Untitled, 1970
Acrylic on board
78.3×82.3 cm (30.9×32.4 inches)
Signed and dated ‘YAYOI KUSAMA 1970’ (on the reverse)

 

Provenance
Jan Maarten Reinink Collection (acquired directly from the artist)
Thence by descent to the present owner.

 

Christie’s London: 7 March 2017
GBP 509,000 / USD 618,469

Source: Christie’s
Yayoi Kusama (b. 1929) (christies.com)

 

 

As an all-over pattern of golden yellow dots unfurls against a white background, subtle suggestions of form and motion seem to swell and recede across the board like hallucinations: Untitled is a dizzying journey into the infinite.

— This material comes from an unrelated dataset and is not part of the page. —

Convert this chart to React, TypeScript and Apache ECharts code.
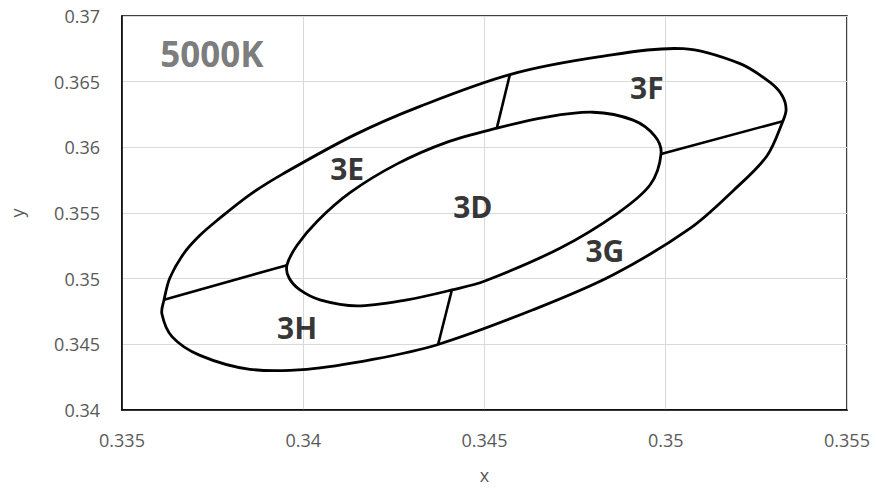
import React, { useEffect, useRef } from "react";
import * as echarts from "echarts";

// Outer boundary (quadrangles 3E/3F/3G/3H), clockwise from the 3E/3F divider (closed curve)
const outerX = [0.3457, 0.34819, 0.35048, 0.35205, 0.35288, 0.35321, 0.35332, 0.35323, 0.35279, 0.35186, 0.35067, 0.34854, 0.34634, 0.34372, 0.34192, 0.3401, 0.33853, 0.33715, 0.33638, 0.3361, 0.33616, 0.33632, 0.33671, 0.33715, 0.33762, 0.33853, 0.33944, 0.3414, 0.34322];
const outerY = [0.36554, 0.3669, 0.36751, 0.36637, 0.36494, 0.36395, 0.3629, 0.36199, 0.35934, 0.3567, 0.35383, 0.35028, 0.34763, 0.34499, 0.34385, 0.3431, 0.3431, 0.34416, 0.34559, 0.34733, 0.34839, 0.35005, 0.35194, 0.3533, 0.35443, 0.3564, 0.35798, 0.36093, 0.36312];

// Inner boundary (quadrangle 3D), clockwise from the 3E/3F divider (closed curve)
const innerX = [0.34534, 0.34667, 0.34799, 0.3491, 0.3497, 0.34987, 0.34957, 0.34866, 0.34708, 0.34501, 0.3441, 0.34286, 0.34148, 0.34046, 0.33991, 0.33961, 0.33955, 0.33983, 0.34038, 0.34129, 0.34259, 0.34397];
const innerY = [0.36146, 0.36229, 0.36267, 0.36207, 0.36086, 0.3595, 0.35715, 0.35496, 0.35232, 0.34982, 0.34914, 0.34839, 0.34793, 0.34839, 0.34914, 0.35005, 0.35103, 0.35254, 0.35436, 0.35655, 0.35874, 0.3604];

// Dividers between the outer quadrangles (outer end -> inner end)
const dividerOuterX = [0.3457, 0.35323, 0.34372, 0.33616];
const dividerOuterY = [0.36554, 0.36199, 0.34499, 0.34839];
const dividerInnerX = [0.34534, 0.34987, 0.3441, 0.33955];
const dividerInnerY = [0.36146, 0.3595, 0.34914, 0.35103];

// Region labels
const regionNames = ["3D", "3E", "3F", "3G", "3H"];
const regionX = [0.34468, 0.34121, 0.34948, 0.34832, 0.33983];
const regionY = [0.35549, 0.35836, 0.36456, 0.35217, 0.34627];

const titleText = "5000K";
const titleX = 0.33748;
const titleY = 0.36713;

const xMin = 0.335;
const xMax = 0.355;
const yMin = 0.34;
const yMax = 0.37;
const tickStep = 0.005;

const FONT = "'Open Sans', 'Noto Sans', sans-serif";
const GRAY = "#595959";

// Smooth closed curve through pixel points (chord-length Hermite -> cubic Bezier)
function closedSplinePath(pts: number[][]): string {
  const n = pts.length;
  const dist = (a: number[], b: number[]) => Math.hypot(b[0] - a[0], b[1] - a[1]);
  const tangents = pts.map((p, i) => {
    const a = pts[(i - 1 + n) % n];
    const b = pts[(i + 1) % n];
    const L = dist(a, p) + dist(p, b) || 1;
    return [(b[0] - a[0]) / L, (b[1] - a[1]) / L];
  });
  let s = `M${pts[0][0]},${pts[0][1]}`;
  for (let i = 0; i < n; i++) {
    const p = pts[i];
    const q = pts[(i + 1) % n];
    const len = dist(p, q);
    const t0 = tangents[i];
    const t1 = tangents[(i + 1) % n];
    s += ` C${p[0] + (t0[0] * len) / 3},${p[1] + (t0[1] * len) / 3} ${q[0] - (t1[0] * len) / 3},${q[1] - (t1[1] * len) / 3} ${q[0]},${q[1]}`;
  }
  return s + " Z";
}

function ellipseSeries(name: string, xs: number[], ys: number[]) {
  return {
    type: "custom",
    name,
    data: [[xs[0], ys[0]]],
    silent: true,
    clip: false,
    renderItem: (_params: any, api: any) => {
      const pts = xs.map((x, i) => api.coord([x, ys[i]]));
      return {
        type: "path",
        shape: { pathData: closedSplinePath(pts) },
        style: { fill: "none", stroke: "#000", lineWidth: 2.8 },
      };
    },
  };
}

export default function App() {
  const ref = useRef<HTMLDivElement>(null);

  useEffect(() => {
    if (!ref.current) return;
    const chart = echarts.init(ref.current, undefined, { renderer: "svg" });

    const dividerSeries = dividerOuterX.map((x, i) => ({
      type: "line",
      data: [
        [x, dividerOuterY[i]],
        [dividerInnerX[i], dividerInnerY[i]],
      ],
      showSymbol: false,
      symbol: "none",
      lineStyle: { color: "#000", width: 2.6 },
      silent: true,
    }));

    const labelData: any[] = regionNames.map((n, i) => ({
      name: n,
      value: [regionX[i], regionY[i]],
      label: {
        show: true,
        position: "inside",
        formatter: n,
        color: "#000",
        fontSize: 30,
        fontWeight: "bold",
        fontFamily: FONT,
      },
    }));
    labelData.push({
      name: titleText,
      value: [titleX, titleY],
      label: {
        show: true,
        position: "inside",
        formatter: titleText,
        color: GRAY,
        fontSize: 35,
        fontWeight: "bold",
        fontFamily: FONT,
      },
    });

    chart.setOption({
      animation: false,
      backgroundColor: "#fff",
      textStyle: { fontFamily: FONT },
      grid: {
        left: 122,
        right: 30,
        top: 16,
        bottom: 76,
        show: true,
        borderColor: "#000",
        borderWidth: 1.5,
        containLabel: false,
      },
      xAxis: {
        type: "value",
        min: xMin,
        max: xMax,
        interval: tickStep,
        name: "x",
        nameLocation: "middle",
        nameGap: 56,
        nameTextStyle: { color: GRAY, fontSize: 18, fontFamily: FONT },
        axisLine: { show: true, lineStyle: { color: "#000", width: 1.5 } },
        axisTick: { show: false },
        axisLabel: { color: GRAY, fontSize: 18, margin: 21, fontFamily: FONT },
        splitLine: { show: true, lineStyle: { color: "#d9d9d9", width: 1 } },
      },
      yAxis: {
        type: "value",
        min: yMin,
        max: yMax,
        interval: tickStep,
        name: "y",
        nameLocation: "middle",
        nameGap: 96,
        nameTextStyle: { color: GRAY, fontSize: 18, fontFamily: FONT },
        axisLine: { show: true, lineStyle: { color: "#000", width: 1.5 } },
        axisTick: { show: false },
        axisLabel: { color: GRAY, fontSize: 18, margin: 22, fontFamily: FONT },
        splitLine: { show: true, lineStyle: { color: "#d9d9d9", width: 1 } },
      },
      series: [
        ellipseSeries("outer", outerX, outerY),
        ellipseSeries("inner", innerX, innerY),
        ...dividerSeries,
        {
          type: "scatter",
          name: "labels",
          data: labelData,
          symbolSize: 0,
          silent: true,
        },
      ],
    });

    return () => {
      chart.dispose();
    };
  }, []);

  return (
    <div
      ref={ref}
      style={{ position: "fixed", left: 0, top: 0, width: 877, height: 489 }}
    />
  );
}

Painted in 1970 at the estate of Dr Maarten Reinink while he was treating the artist and given afterwards to the psychiatrist, the painting comes with the pallet and paintbrush used by Kusama on the reverse, it is a vivid, fantastical example of Yayoi Kusama’s career-defining ‘infinity net’ paintings. The bright airiness of its gauzy pattern of dots offset against the brilliant burnished gold of the canvas, the work alchemizes a feeling of both lightness and weight, but it is also underpinned by an emotional intensity contained within the artist’s obsessive, individualized markings. A feat of remarkable stamina and focus, Kusama labors for hours, meticulously repeating, though not replicating, each dot in order to create the net’s rippling effect; working inches from the work’s surface, the process of painting becomes an all-consuming, almost spiritual experience, the world distilled to one simple form.